My problem is this: How does the FCC get the power to either encourage or discourage independent music? Is promoting garage bands a new form of public service? Yes, I know most radio is pretty putrid, but why is the mix and provenance of the music a Federal affair? This has been going on since the 50s, but I still don't get it.

[ related topics: Music Civil Liberties Radio ]

comments in ascending chronological order (reverse):

#Comment Re: A good question made: 2007-03-06 23:00:27.554956+00 by: m

The clear violations of the antipayola statutes have been a scandal for years. Suddenly, we have some very minor (not huge) fines to settle ongoing crimes many years in the making.

But this week there was an announcement that the US Copyright Office has announced new royalty rates for Internet Radio. These rates seem to have been set at a sufficiently ruinous level to kill IR -- higher than total revenues for most IR stations.

I suspect a connection between the two. The major players in the music industry get to kill off IR, and get a public hand slapping of a seemingly large magnitude to provide political cover. Culture, the public, and 99.9999% of all musicians lose.
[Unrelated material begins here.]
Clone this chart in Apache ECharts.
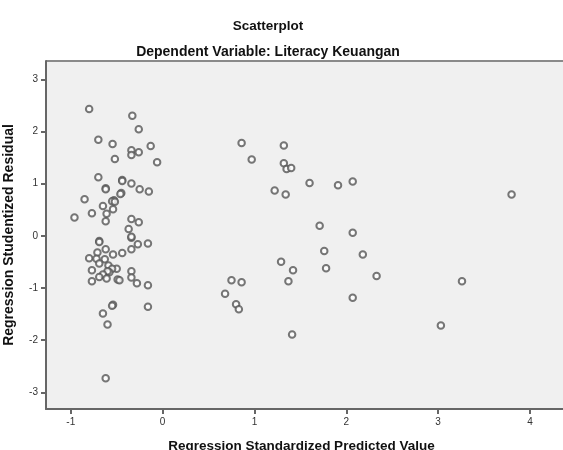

#Comment Re: made: 2007-03-06 23:18:53.233437+00 by: Dan Lyke

This seems to me to be a perfect situation for independent labels to step up to the plate and announce reasonable license terms for "internet radio". Release the music with a license that allows it to get a lot of air play, serve up a little smack-down on the music cabal, and get some better music out there.

As for the fines... twelve million bucks between those five? They can probably pull it out of petty cash.

On the overall concept, I often wonder if we wouldn't be better off reserving large portions of the spectrum to "anyone can do anything they want" (like the 2.4GHz range) and selling off or leasing the rest as though it were property, pulling the FCC out of content and standards management altogether.